Tarih, Aralık 2017… ABD Başkanı Donald Trump'ın Kudüs'ü İsrail'in başkenti olarak tanıyacaklarını açıklamasının ardından, BM'den sonra en büyük uluslararası temsil gücüne sahip İslam İşbirliği Teşkilatı (İİT) olağanüstü bir şekilde İstanbul'da toplanmış ve Doğu Kudüs'ü Filistin'in başkenti olarak tanıyan bir karar almıştı.
Ben ise İİT'nin bu kararından sonra yazdığım, "Hangi Kudüs kararı galip gelecek?" başlıklı yazımda şöyle demiştim; "İİT, Kudüs için aldığı kararı bütün İslam Dünyası'nın gündemi yapmadığı takdirde, ABD'nin Kudüs'ü İsrail'in başkenti olarak tanıdığı kararından geri adım atması mümkün görünmüyor. Kararından geri atmayan bir ABD, muhtemelen planın ikinci kısmına geçecek ve Filistin'i dar bir konuma mahkûm eden haritayı Suudi Arabistan - Mısır ekseni üzerinden BM ve İslam dünyasına kabul ettirmeye çalışacaktır. ABD, planının ikinci kısmına geçmeden önce İİT'nin aldığı Kudüs kararının ne derece uygulanabileceğini gözlemleyecektir. Kararın sadece karardan ibaret kalması durumunda, bahsettiğimiz ikinci aşamaya geçilecektir…"
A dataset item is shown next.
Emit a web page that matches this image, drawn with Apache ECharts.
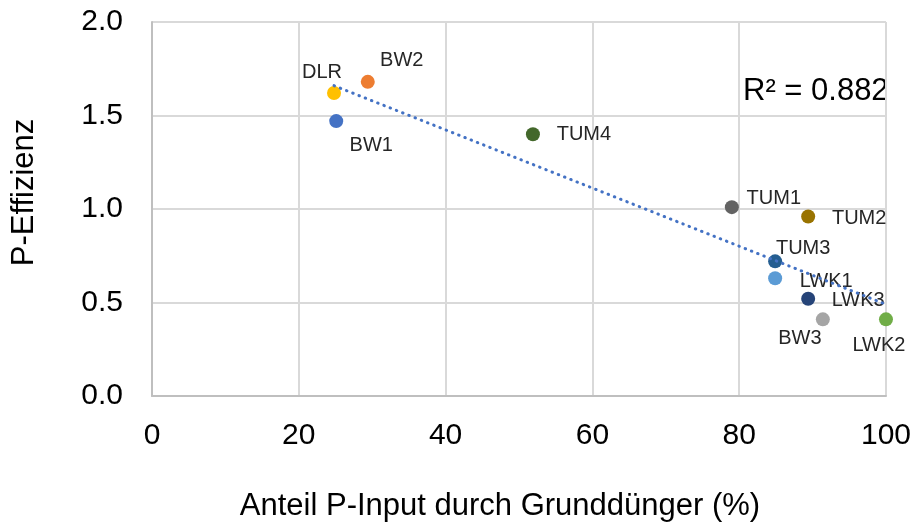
<!DOCTYPE html>
<html>
<head>
<meta charset="utf-8">
<script src="https://cdn.jsdelivr.net/npm/echarts@6/dist/echarts.min.js"></script>
<style>
  html, body { margin: 0; padding: 0; background: #fff; }
  #chart { width: 914px; height: 527px; }
</style>
</head>
<body>
<div id="chart"></div>
<script>
// Messpunkte
const names = ["DLR", "BW2", "BW1", "TUM4", "TUM1", "TUM2", "TUM3", "LWK1", "LWK3", "BW3", "LWK2"];
const anteilGrunddunger = [24.8, 29.4, 25.1, 51.9, 79.0, 89.4, 84.9, 84.9, 89.4, 91.4, 100];
const pEffizienz = [1.62, 1.68, 1.47, 1.40, 1.01, 0.96, 0.72, 0.63, 0.52, 0.41, 0.41];
const xTicks = [0, 20, 40, 60, 80, 100];
const yTicks = [0, 0.5, 1.0, 1.5, 2.0];

// Farben + Beschriftungsversatz (nur Styling)
const pointColors = {
  DLR: "#FFC000", BW2: "#ED7D31", BW1: "#4472C4", TUM4: "#43682B",
  TUM1: "#636363", TUM2: "#997300", TUM3: "#255E91", LWK1: "#5B9BD5",
  LWK3: "#264478", BW3: "#A5A5A5", LWK2: "#70AD47"
};
const labelOffsets = {
  DLR: [-12, -21], BW2: [34, -21], BW1: [35, 24], TUM4: [51, 0],
  TUM1: [42, -9], TUM2: [51, 2], TUM3: [28, -13], LWK1: [51, 3],
  LWK3: [50, 2], BW3: [-23, 19], LWK2: [-7, 26]
};

// lineare Regression
const n = names.length;
const mx = anteilGrunddunger.reduce((a, b) => a + b, 0) / n;
const my = pEffizienz.reduce((a, b) => a + b, 0) / n;
let sxy = 0, sxx = 0, syy = 0;
for (let i = 0; i < n; i++) {
  const dx = anteilGrunddunger[i] - mx, dy = pEffizienz[i] - my;
  sxy += dx * dy; sxx += dx * dx; syy += dy * dy;
}
const slope = sxy / sxx;
const intercept = my - slope * mx;
const r2 = (sxy * sxy) / (sxx * syy);
const xMin = Math.min(...anteilGrunddunger);
const xMax = Math.max(...anteilGrunddunger);
const trend = [[xMin, intercept + slope * xMin], [xMax, intercept + slope * xMax]];

const font = "Liberation Sans, Arial, sans-serif";
const myChart = echarts.init(document.getElementById("chart"));

const scatterData = names.map((name, i) => ({
  name: name,
  value: [anteilGrunddunger[i], pEffizienz[i]],
  itemStyle: { color: pointColors[name], opacity: 1 },
  label: { offset: labelOffsets[name] }
}));

const option = {
  animation: false,
  textStyle: { fontFamily: font },
  grid: { left: 152, right: 28, top: 22, bottom: 129 },
  xAxis: {
    type: "value",
    min: xTicks[0],
    max: xTicks[xTicks.length - 1],
    interval: 20,
    name: "Anteil P-Input durch Grunddünger (%)",
    nameLocation: "middle",
    nameGap: 95,
    nameTextStyle: { fontSize: 31, color: "#000", fontFamily: font, padding: [0, 38, 0, 0] },
    axisLine: { show: true, lineStyle: { color: "#BFBFBF", width: 2 } },
    axisTick: { show: false },
    axisLabel: { fontSize: 30, color: "#000", margin: 25, fontFamily: font },
    splitLine: { show: true, lineStyle: { color: "#D9D9D9", width: 2 } }
  },
  yAxis: {
    type: "value",
    min: yTicks[0],
    max: yTicks[yTicks.length - 1],
    interval: 0.5,
    name: "P-Effizienz",
    nameLocation: "middle",
    nameGap: 112,
    nameTextStyle: { fontSize: 31, color: "#000", fontFamily: font, padding: [0, 0, 0, 33] },
    axisLine: { show: true, lineStyle: { color: "#BFBFBF", width: 2 } },
    axisTick: { show: false },
    axisLabel: {
      fontSize: 30, color: "#000", margin: 29, fontFamily: font,
      formatter: (v) => v.toFixed(1)
    },
    splitLine: { show: true, lineStyle: { color: "#D9D9D9", width: 2 } }
  },
  graphic: [{
    type: "text",
    left: 743,
    top: 76,
    style: {
      text: "R² = " + r2.toFixed(3),
      fontSize: 31,
      fill: "#000",
      fontFamily: font
    }
  }],
  series: [
    {
      type: "scatter",
      symbolSize: 14,
      data: scatterData,
      label: {
        show: true,
        position: "inside",
        formatter: "{b}",
        fontSize: 20,
        color: "#262626",
        fontFamily: font
      },
      z: 2
    },
    {
      type: "line",
      data: trend,
      showSymbol: false,
      symbol: "none",
      lineStyle: { color: "#4472C4", width: 3, type: [0.5, 6.2], cap: "round" },
      silent: true,
      z: 3
    }
  ]
};
myChart.setOption(option);
</script>
</body>
</html>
Sene 2017, sene 2020… Aradan geçen süreçte geldiğimiz yer, ABD Başkanı Trump'ın, İsrail Başbakanı Binyamin Netanyahu ile birlikte açıkladığı ve Yüzyılın Anlaşması denilen noktadır. Yani Kudüs'ün tümüyle İsrail'e bırakılması… Yani İİT'nin değil, Trump'ın aldığı Kudüs kararının galip gelmesidir. Trump'ın açıkladığı emperyalist plan, başta Suudi Arabistan olmak üzere İslam Dünyası'ndaki truva atları üzerinden kabul ettirileceği de ortada…
Türkiye'yi yönetenlerin Trump'ın açıkladığı plana tepkisi ise, yine 2017'deki gibi iç politikada gaz almaya yönelik söylemlerden ibaret oldu. Partili Cumhurbaşkanı Recep Tayyip Erdoğan, "Kudüs kırmızı çizgimizdir" diyerek konuya yaklaştı. Oysa İsrail, Orta Doğu'daki en rahat dönemini BOP'un uygulamaya koyulmasından sonra yaşadı, yaşıyor. Yani, AKP iktidarı sayesinde…
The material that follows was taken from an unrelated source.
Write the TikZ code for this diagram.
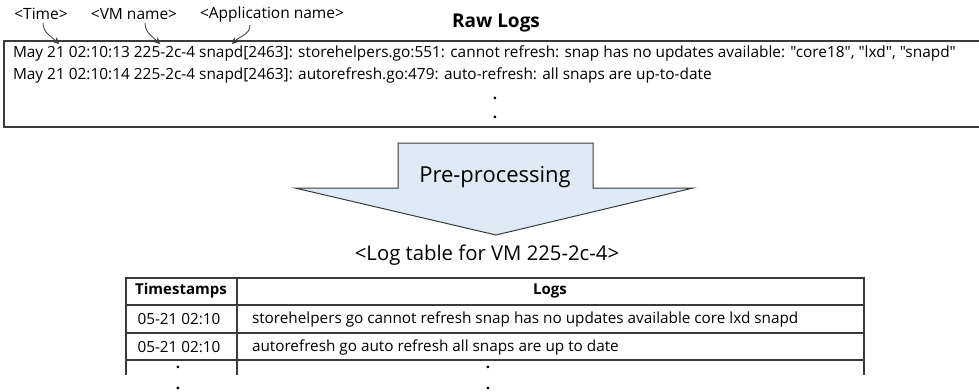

Erdoğan kırmızı çizgi deyince, aklıma Türkiye'nin Irak'ın kuzeyinde AKP tarafından Barzani'ye pas edilen kırmızı çizgileri geldi. Malum, bugün Irak'ın kuzeyinde bir peşmerge yönetimi varsa, AKP iktidarı sayesinde var. Ya Süleyman Şah türbesinden çekilme? Ya Ege'de tek kurşun atmadan Yunanistan'a teslim edilen adalarımız? Türkiye, cumhuriyet tarihinde ilk defa AKP iktidarı döneminde toprak kaybetti, kendi toprağından çekildi! Kendi toprağını kırımızı çizgi görmeyen bir iktidarın, Kudüs'ü kırmızı çizgi görmesi ne kadar inandırıcı, ne kadar samimi?
2005'te dönemin Başbakanı Erdoğan'ın İsrail yaptığı bir ziyarette, Ariel Şaron tarafından, "Yahudi milletinin başkenti ve İsrail'in başkenti Kudüs'e hoş geldiniz" ifadeleri ile karşılanmış ve bu sözlere dostça yanıt vermişti. AKP hükümeti 2016 İsrail ile imzaladığı Mavi Marmara anlaşmasında ise, Kudüs ile Ankara'yı bir tutmuştu. Kudüs'ü İsrail'in başkenti olarak resmen tanıyan, ABD'den önce AKP Türkiye'sidir! Öyleyse sormak lazım; Kudüs ne zaman kırmızı çizginiz oldu?